Additional context I help to manage 50 laptops we use for various events. The setup has to be flexible and work on different networks so we try to use multicast DNS names for resolution. Some networks don't support mDNS but do resolve the hostname. Therefore, we've found decent success by including both the salt-master's hostname and its hostname.local.

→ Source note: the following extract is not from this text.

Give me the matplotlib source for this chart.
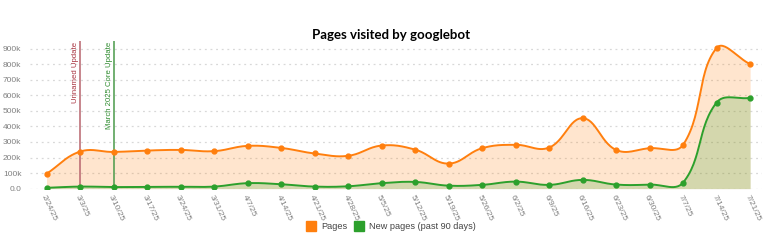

Unfortunately neither of these name resolution techniques are very reliable so it would be useful for the salt minions to continue to try both rather than just the last one.

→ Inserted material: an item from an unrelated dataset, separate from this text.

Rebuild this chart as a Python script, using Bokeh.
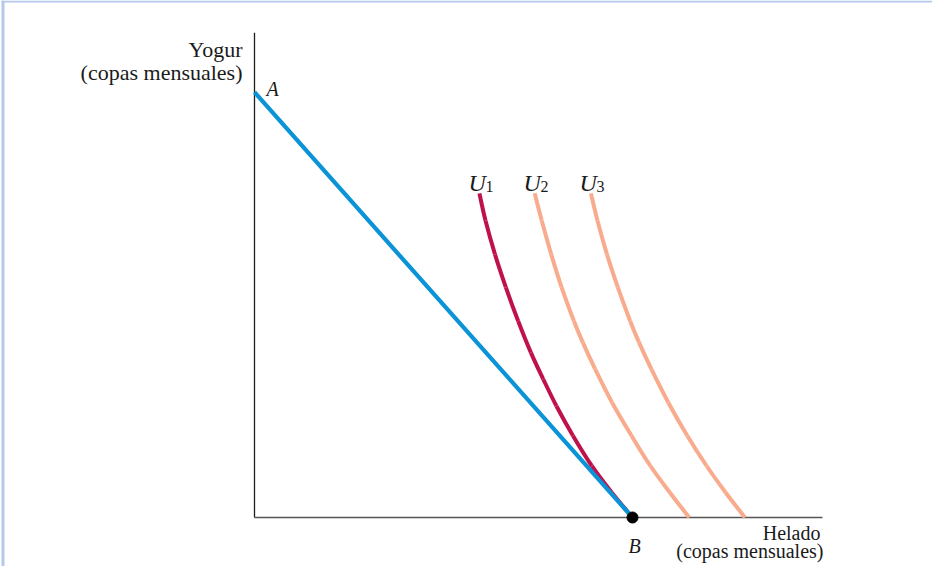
from bokeh.plotting import figure
from bokeh.models import Range1d
from bokeh.core.properties import value
from bokeh.embed import file_html
from bokeh.resources import INLINE

# ---- data (units of ice cream / yogurt cups) ----
budget_x = [0.0, 8.0]
budget_y = [9.0, 0.0]

u1_x = [4.76, 4.89, 5.09, 5.32, 5.58, 5.85, 6.11, 6.39, 6.74, 7.14, 7.56, 8.00]
u1_y = [6.86, 6.28, 5.57, 4.87, 4.16, 3.49, 2.93, 2.36, 1.73, 1.09, 0.53, 0.00]

u2_x = [5.93, 6.08, 6.28, 6.50, 6.76, 6.95, 7.21, 7.57, 7.98, 8.38, 8.79, 9.20]
u2_y = [6.86, 6.28, 5.57, 4.87, 4.16, 3.70, 3.14, 2.43, 1.73, 1.09, 0.53, 0.00]

u3_x = [7.12, 7.26, 7.46, 7.69, 7.95, 8.14, 8.40, 8.76, 9.16, 9.57, 9.97, 10.38]
u3_y = [6.86, 6.28, 5.57, 4.87, 4.16, 3.70, 3.14, 2.43, 1.73, 1.09, 0.53, 0.00]

point_b = (8.0, 0.0)
axis_x_max = 12.02
axis_y_max = 10.26

curve_names = ["U", "U", "U"]
curve_subs = ["1", "2", "3"]

# ---- layout ----
W, H = 932, 566
S = 47.25            # pixels per unit
OX, OY = 254, 517    # origin in figure pixels (from top-left)

def px(ix):  # page x -> data
    return (ix - 8 - OX) / S

def py(iy):  # page y -> data
    return (OY - (iy - 8)) / S

p = figure(width=W, height=H, output_backend="svg", toolbar_location=None,
           x_range=Range1d(-OX / S, (W - OX) / S),
           y_range=Range1d(-(H - OY) / S, OY / S),
           min_border=0, x_axis_location=None, y_axis_location=None,
           outline_line_color=None, background_fill_color="white",
           border_fill_color="white")
p.grid.visible = False


def smooth_curve(xs, ys, color, width):
    """Draw a smooth curve through the read points with cubic Bezier segments."""
    n = len(xs)
    x0, y0, x1, y1, cx0, cy0, cx1, cy1 = ([] for _ in range(8))
    for i in range(n - 1):
        xm, ym = (xs[i - 1], ys[i - 1]) if i > 0 else (xs[i], ys[i])
        xp, yp = (xs[i + 2], ys[i + 2]) if i + 2 < n else (xs[i + 1], ys[i + 1])
        x0.append(xs[i]); y0.append(ys[i])
        x1.append(xs[i + 1]); y1.append(ys[i + 1])
        cx0.append(xs[i] + (xs[i + 1] - xm) / 6); cy0.append(ys[i] + (ys[i + 1] - ym) / 6)
        cx1.append(xs[i + 1] - (xp - xs[i]) / 6); cy1.append(ys[i + 1] - (yp - ys[i]) / 6)
    p.bezier(x0=x0, y0=y0, x1=x1, y1=y1, cx0=cx0, cy0=cy0, cx1=cx1, cy1=cy1,
             line_color=color, line_width=width, line_cap="butt")


# frame border (lavender)
bc = "#b5c7eb"
p.line([px(10.5), px(10.5)], [py(8), py(600)], line_color=bc, line_width=3)
p.line([px(9), px(947)], [py(9), py(9)], line_color=bc, line_width=2)

# axes
p.line([0, 0], [0, axis_y_max], line_color="#1e1e1e", line_width=1.3)
p.line([0, axis_x_max], [0, 0], line_color="#555555", line_width=1.6)

# curves
smooth_curve(u2_x, u2_y, "#f8ab8d", 4)
smooth_curve(u3_x, u3_y, "#f8ab8d", 4)
smooth_curve(u1_x, u1_y, "#c0124a", 4)
p.line(budget_x, budget_y, line_color="#0a93d6", line_width=4.2)
p.scatter([point_b[0]], [point_b[1]], size=11, color="black")

font = value("Liberation Serif")
tc = "#1a1a1a"

# axis titles
p.text([px(250), px(250)], [py(57), py(80)], text=["Yogur", "(copas mensuales)"],
       text_font=font, text_font_size="22px", text_align="right",
       text_baseline="alphabetic", text_color=tc)
p.text([px(828), px(831)], [py(540), py(558)], text=["Helado", "(copas mensuales)"],
       text_font=font, text_font_size="20px", text_align="right",
       text_baseline="alphabetic", text_color=tc)

# point labels
p.text([px(274), px(636)], [py(96), py(553)], text=["A", "B"],
       text_font=font, text_font_size="20px", text_font_style="italic",
       text_baseline="alphabetic", text_color=tc)

# curve labels
ux = [476, 531, 587]
p.text([px(v) for v in ux], [py(190)] * 3, text=curve_names,
       text_font=font, text_font_size="24px", text_font_style="italic",
       text_baseline="alphabetic", text_color=tc)
p.text([px(v + 17) for v in ux], [py(194)] * 3, text=curve_subs,
       text_font=font, text_font_size="16px",
       text_baseline="alphabetic", text_color=tc)

open("out.html", "w").write(file_html(p, INLINE))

Potentially why this is occurring Without diving too deep into the code base here is what I've observing:

  1. At line 687 in Minion.py, opts["master"] which originally was a list is set to just one of the masters: opts["master"] = master
  2. Since none of the master names get resolved the error on line 702 is raised: raise SaltClientError(msg)
  3. The coroutine waits according to acceptance_wait_time parameter in minion config
  4. The routine loop repeats and the eval_master is called and since opts["master"] is now a string the conditional on line 600: elif isinstance(opts["master"], str) and ("master_list" not in opts): is taken instead of the failed conditional on line 611: elif failed: which would set opts["master"] back to the list.

Potential Solution I don't plan on opening a pull request since I am not familiar enough with Salt to know if this break anything else but changing line 600 in minion.py to elif isinstance(opts["master"], str) and ("master_list" not in opts) and not failed: seemed to fix the issue.

Temporary Workaround Adding an IP address such as 127.0.0.1 to the list of masters fixes this issue.